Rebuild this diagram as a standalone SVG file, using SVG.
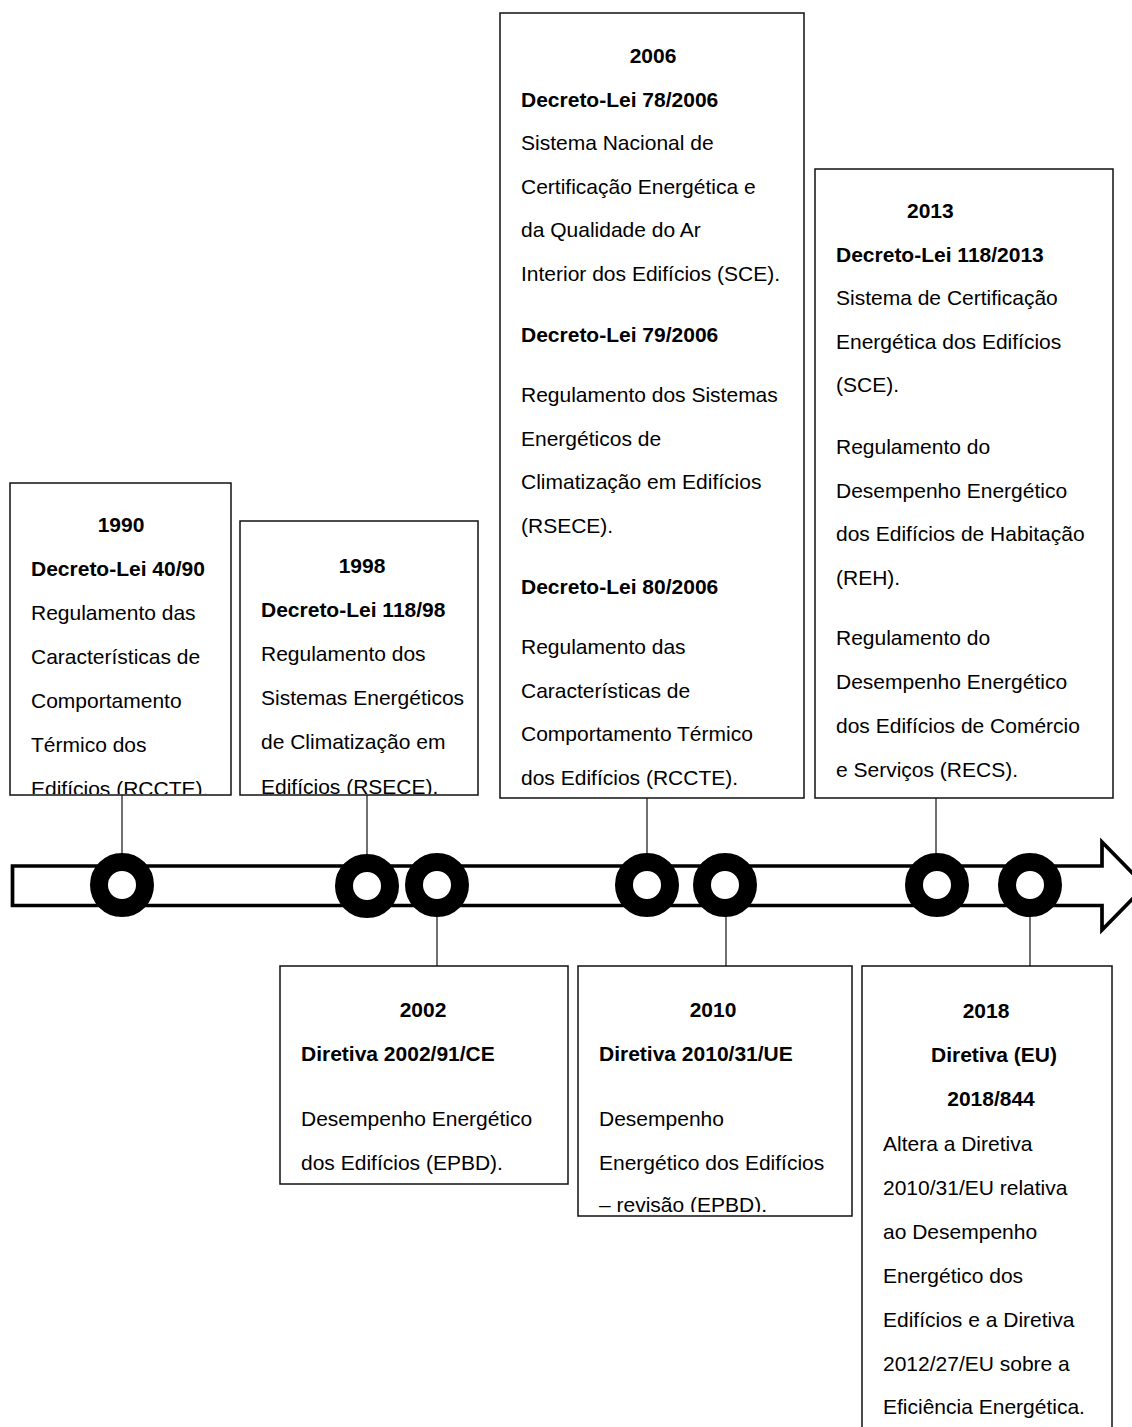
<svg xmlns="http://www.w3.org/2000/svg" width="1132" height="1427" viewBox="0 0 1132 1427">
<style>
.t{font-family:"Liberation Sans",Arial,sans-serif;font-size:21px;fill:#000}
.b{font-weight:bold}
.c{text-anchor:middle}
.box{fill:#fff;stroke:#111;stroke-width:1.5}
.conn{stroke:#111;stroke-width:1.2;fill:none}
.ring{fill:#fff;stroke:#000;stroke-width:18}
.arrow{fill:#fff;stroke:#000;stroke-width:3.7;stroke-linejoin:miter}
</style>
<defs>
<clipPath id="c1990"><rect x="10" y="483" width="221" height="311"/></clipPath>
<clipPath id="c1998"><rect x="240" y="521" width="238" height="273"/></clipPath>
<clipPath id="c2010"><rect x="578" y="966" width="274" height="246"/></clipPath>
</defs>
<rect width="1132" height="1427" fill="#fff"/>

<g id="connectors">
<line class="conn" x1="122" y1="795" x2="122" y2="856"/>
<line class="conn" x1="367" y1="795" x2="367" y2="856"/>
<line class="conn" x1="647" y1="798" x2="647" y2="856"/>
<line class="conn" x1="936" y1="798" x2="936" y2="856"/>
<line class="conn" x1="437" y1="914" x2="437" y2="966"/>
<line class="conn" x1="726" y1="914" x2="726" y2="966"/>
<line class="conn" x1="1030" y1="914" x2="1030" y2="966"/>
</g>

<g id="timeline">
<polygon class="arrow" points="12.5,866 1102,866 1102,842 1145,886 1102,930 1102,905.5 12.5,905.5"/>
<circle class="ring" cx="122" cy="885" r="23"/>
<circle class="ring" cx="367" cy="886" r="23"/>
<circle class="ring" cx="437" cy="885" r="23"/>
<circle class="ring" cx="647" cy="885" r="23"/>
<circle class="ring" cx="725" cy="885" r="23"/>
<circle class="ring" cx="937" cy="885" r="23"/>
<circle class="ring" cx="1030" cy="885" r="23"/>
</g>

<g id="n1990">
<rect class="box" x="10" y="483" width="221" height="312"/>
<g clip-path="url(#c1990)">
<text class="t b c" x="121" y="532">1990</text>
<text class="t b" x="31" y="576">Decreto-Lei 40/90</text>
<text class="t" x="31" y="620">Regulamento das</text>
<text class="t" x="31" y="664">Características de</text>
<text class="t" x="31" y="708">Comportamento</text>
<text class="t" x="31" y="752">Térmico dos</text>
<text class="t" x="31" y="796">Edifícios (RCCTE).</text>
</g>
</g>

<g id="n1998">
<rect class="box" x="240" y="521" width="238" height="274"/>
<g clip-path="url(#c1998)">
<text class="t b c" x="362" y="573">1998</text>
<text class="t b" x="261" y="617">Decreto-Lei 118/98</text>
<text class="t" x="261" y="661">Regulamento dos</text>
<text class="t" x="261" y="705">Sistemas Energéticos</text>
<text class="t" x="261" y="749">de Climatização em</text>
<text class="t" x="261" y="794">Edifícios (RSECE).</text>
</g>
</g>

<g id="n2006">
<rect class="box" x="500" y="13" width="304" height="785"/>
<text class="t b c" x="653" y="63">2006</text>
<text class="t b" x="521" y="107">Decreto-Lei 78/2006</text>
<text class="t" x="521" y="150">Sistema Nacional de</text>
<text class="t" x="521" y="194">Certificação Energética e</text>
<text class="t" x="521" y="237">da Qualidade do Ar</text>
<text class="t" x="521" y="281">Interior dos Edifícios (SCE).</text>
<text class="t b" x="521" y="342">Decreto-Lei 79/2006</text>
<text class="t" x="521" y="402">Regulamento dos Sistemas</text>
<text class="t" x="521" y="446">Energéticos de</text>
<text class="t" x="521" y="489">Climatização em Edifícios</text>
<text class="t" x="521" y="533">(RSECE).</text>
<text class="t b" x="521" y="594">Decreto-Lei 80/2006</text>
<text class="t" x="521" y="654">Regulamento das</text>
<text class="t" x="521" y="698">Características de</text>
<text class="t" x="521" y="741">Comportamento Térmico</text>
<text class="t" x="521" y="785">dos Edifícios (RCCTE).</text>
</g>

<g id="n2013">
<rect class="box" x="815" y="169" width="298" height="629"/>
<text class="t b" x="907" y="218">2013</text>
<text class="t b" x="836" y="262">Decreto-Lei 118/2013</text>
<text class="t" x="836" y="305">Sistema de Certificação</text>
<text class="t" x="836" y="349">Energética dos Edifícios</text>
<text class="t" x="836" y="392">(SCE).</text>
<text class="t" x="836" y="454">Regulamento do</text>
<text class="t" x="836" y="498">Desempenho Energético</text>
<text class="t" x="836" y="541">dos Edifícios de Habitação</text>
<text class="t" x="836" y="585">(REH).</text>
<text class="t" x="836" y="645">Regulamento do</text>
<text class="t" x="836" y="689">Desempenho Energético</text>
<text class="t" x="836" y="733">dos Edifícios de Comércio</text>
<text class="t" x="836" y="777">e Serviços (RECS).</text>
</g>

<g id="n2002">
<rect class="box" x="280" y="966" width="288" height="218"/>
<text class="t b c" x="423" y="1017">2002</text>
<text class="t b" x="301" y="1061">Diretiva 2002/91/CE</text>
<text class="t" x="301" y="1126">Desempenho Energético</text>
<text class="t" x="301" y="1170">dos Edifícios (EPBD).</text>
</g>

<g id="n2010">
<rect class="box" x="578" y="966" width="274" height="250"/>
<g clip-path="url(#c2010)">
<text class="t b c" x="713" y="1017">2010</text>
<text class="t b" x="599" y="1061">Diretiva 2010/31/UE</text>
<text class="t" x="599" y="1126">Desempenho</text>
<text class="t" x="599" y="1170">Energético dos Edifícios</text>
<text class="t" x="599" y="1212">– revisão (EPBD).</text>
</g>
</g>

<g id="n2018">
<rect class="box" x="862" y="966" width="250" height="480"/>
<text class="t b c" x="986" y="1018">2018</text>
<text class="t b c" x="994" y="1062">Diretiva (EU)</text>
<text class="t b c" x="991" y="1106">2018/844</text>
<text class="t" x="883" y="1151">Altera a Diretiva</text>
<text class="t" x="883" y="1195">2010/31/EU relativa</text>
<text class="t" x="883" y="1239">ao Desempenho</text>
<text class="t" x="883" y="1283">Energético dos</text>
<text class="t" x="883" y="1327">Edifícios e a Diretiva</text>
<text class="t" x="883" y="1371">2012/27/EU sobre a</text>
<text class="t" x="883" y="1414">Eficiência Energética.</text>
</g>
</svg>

------------------------------------

_THE REQUEST_
Write the listing above out again exactly, dropping each image.

_EXERCISE ANSWER_
Rebuild this diagram as a standalone SVG file, using SVG.
<svg xmlns="http://www.w3.org/2000/svg" width="1132" height="1427" viewBox="0 0 1132 1427">
<style>
.t{font-family:"Liberation Sans",Arial,sans-serif;font-size:21px;fill:#000}
.b{font-weight:bold}
.c{text-anchor:middle}
.box{fill:#fff;stroke:#111;stroke-width:1.5}
.conn{stroke:#111;stroke-width:1.2;fill:none}
.ring{fill:#fff;stroke:#000;stroke-width:18}
.arrow{fill:#fff;stroke:#000;stroke-width:3.7;stroke-linejoin:miter}
</style>
<defs>
<clipPath id="c1990"><rect x="10" y="483" width="221" height="311"/></clipPath>
<clipPath id="c1998"><rect x="240" y="521" width="238" height="273"/></clipPath>
<clipPath id="c2010"><rect x="578" y="966" width="274" height="246"/></clipPath>
</defs>
<rect width="1132" height="1427" fill="#fff"/>

<g id="connectors">
<line class="conn" x1="122" y1="795" x2="122" y2="856"/>
<line class="conn" x1="367" y1="795" x2="367" y2="856"/>
<line class="conn" x1="647" y1="798" x2="647" y2="856"/>
<line class="conn" x1="936" y1="798" x2="936" y2="856"/>
<line class="conn" x1="437" y1="914" x2="437" y2="966"/>
<line class="conn" x1="726" y1="914" x2="726" y2="966"/>
<line class="conn" x1="1030" y1="914" x2="1030" y2="966"/>
</g>

<g id="timeline">
<polygon class="arrow" points="12.5,866 1102,866 1102,842 1145,886 1102,930 1102,905.5 12.5,905.5"/>
<circle class="ring" cx="122" cy="885" r="23"/>
<circle class="ring" cx="367" cy="886" r="23"/>
<circle class="ring" cx="437" cy="885" r="23"/>
<circle class="ring" cx="647" cy="885" r="23"/>
<circle class="ring" cx="725" cy="885" r="23"/>
<circle class="ring" cx="937" cy="885" r="23"/>
<circle class="ring" cx="1030" cy="885" r="23"/>
</g>

<g id="n1990">
<rect class="box" x="10" y="483" width="221" height="312"/>
<g clip-path="url(#c1990)">
<text class="t b c" x="121" y="532">1990</text>
<text class="t b" x="31" y="576">Decreto-Lei 40/90</text>
<text class="t" x="31" y="620">Regulamento das</text>
<text class="t" x="31" y="664">Características de</text>
<text class="t" x="31" y="708">Comportamento</text>
<text class="t" x="31" y="752">Térmico dos</text>
<text class="t" x="31" y="796">Edifícios (RCCTE).</text>
</g>
</g>

<g id="n1998">
<rect class="box" x="240" y="521" width="238" height="274"/>
<g clip-path="url(#c1998)">
<text class="t b c" x="362" y="573">1998</text>
<text class="t b" x="261" y="617">Decreto-Lei 118/98</text>
<text class="t" x="261" y="661">Regulamento dos</text>
<text class="t" x="261" y="705">Sistemas Energéticos</text>
<text class="t" x="261" y="749">de Climatização em</text>
<text class="t" x="261" y="794">Edifícios (RSECE).</text>
</g>
</g>

<g id="n2006">
<rect class="box" x="500" y="13" width="304" height="785"/>
<text class="t b c" x="653" y="63">2006</text>
<text class="t b" x="521" y="107">Decreto-Lei 78/2006</text>
<text class="t" x="521" y="150">Sistema Nacional de</text>
<text class="t" x="521" y="194">Certificação Energética e</text>
<text class="t" x="521" y="237">da Qualidade do Ar</text>
<text class="t" x="521" y="281">Interior dos Edifícios (SCE).</text>
<text class="t b" x="521" y="342">Decreto-Lei 79/2006</text>
<text class="t" x="521" y="402">Regulamento dos Sistemas</text>
<text class="t" x="521" y="446">Energéticos de</text>
<text class="t" x="521" y="489">Climatização em Edifícios</text>
<text class="t" x="521" y="533">(RSECE).</text>
<text class="t b" x="521" y="594">Decreto-Lei 80/2006</text>
<text class="t" x="521" y="654">Regulamento das</text>
<text class="t" x="521" y="698">Características de</text>
<text class="t" x="521" y="741">Comportamento Térmico</text>
<text class="t" x="521" y="785">dos Edifícios (RCCTE).</text>
</g>

<g id="n2013">
<rect class="box" x="815" y="169" width="298" height="629"/>
<text class="t b" x="907" y="218">2013</text>
<text class="t b" x="836" y="262">Decreto-Lei 118/2013</text>
<text class="t" x="836" y="305">Sistema de Certificação</text>
<text class="t" x="836" y="349">Energética dos Edifícios</text>
<text class="t" x="836" y="392">(SCE).</text>
<text class="t" x="836" y="454">Regulamento do</text>
<text class="t" x="836" y="498">Desempenho Energético</text>
<text class="t" x="836" y="541">dos Edifícios de Habitação</text>
<text class="t" x="836" y="585">(REH).</text>
<text class="t" x="836" y="645">Regulamento do</text>
<text class="t" x="836" y="689">Desempenho Energético</text>
<text class="t" x="836" y="733">dos Edifícios de Comércio</text>
<text class="t" x="836" y="777">e Serviços (RECS).</text>
</g>

<g id="n2002">
<rect class="box" x="280" y="966" width="288" height="218"/>
<text class="t b c" x="423" y="1017">2002</text>
<text class="t b" x="301" y="1061">Diretiva 2002/91/CE</text>
<text class="t" x="301" y="1126">Desempenho Energético</text>
<text class="t" x="301" y="1170">dos Edifícios (EPBD).</text>
</g>

<g id="n2010">
<rect class="box" x="578" y="966" width="274" height="250"/>
<g clip-path="url(#c2010)">
<text class="t b c" x="713" y="1017">2010</text>
<text class="t b" x="599" y="1061">Diretiva 2010/31/UE</text>
<text class="t" x="599" y="1126">Desempenho</text>
<text class="t" x="599" y="1170">Energético dos Edifícios</text>
<text class="t" x="599" y="1212">– revisão (EPBD).</text>
</g>
</g>

<g id="n2018">
<rect class="box" x="862" y="966" width="250" height="480"/>
<text class="t b c" x="986" y="1018">2018</text>
<text class="t b c" x="994" y="1062">Diretiva (EU)</text>
<text class="t b c" x="991" y="1106">2018/844</text>
<text class="t" x="883" y="1151">Altera a Diretiva</text>
<text class="t" x="883" y="1195">2010/31/EU relativa</text>
<text class="t" x="883" y="1239">ao Desempenho</text>
<text class="t" x="883" y="1283">Energético dos</text>
<text class="t" x="883" y="1327">Edifícios e a Diretiva</text>
<text class="t" x="883" y="1371">2012/27/EU sobre a</text>
<text class="t" x="883" y="1414">Eficiência Energética.</text>
</g>
</svg>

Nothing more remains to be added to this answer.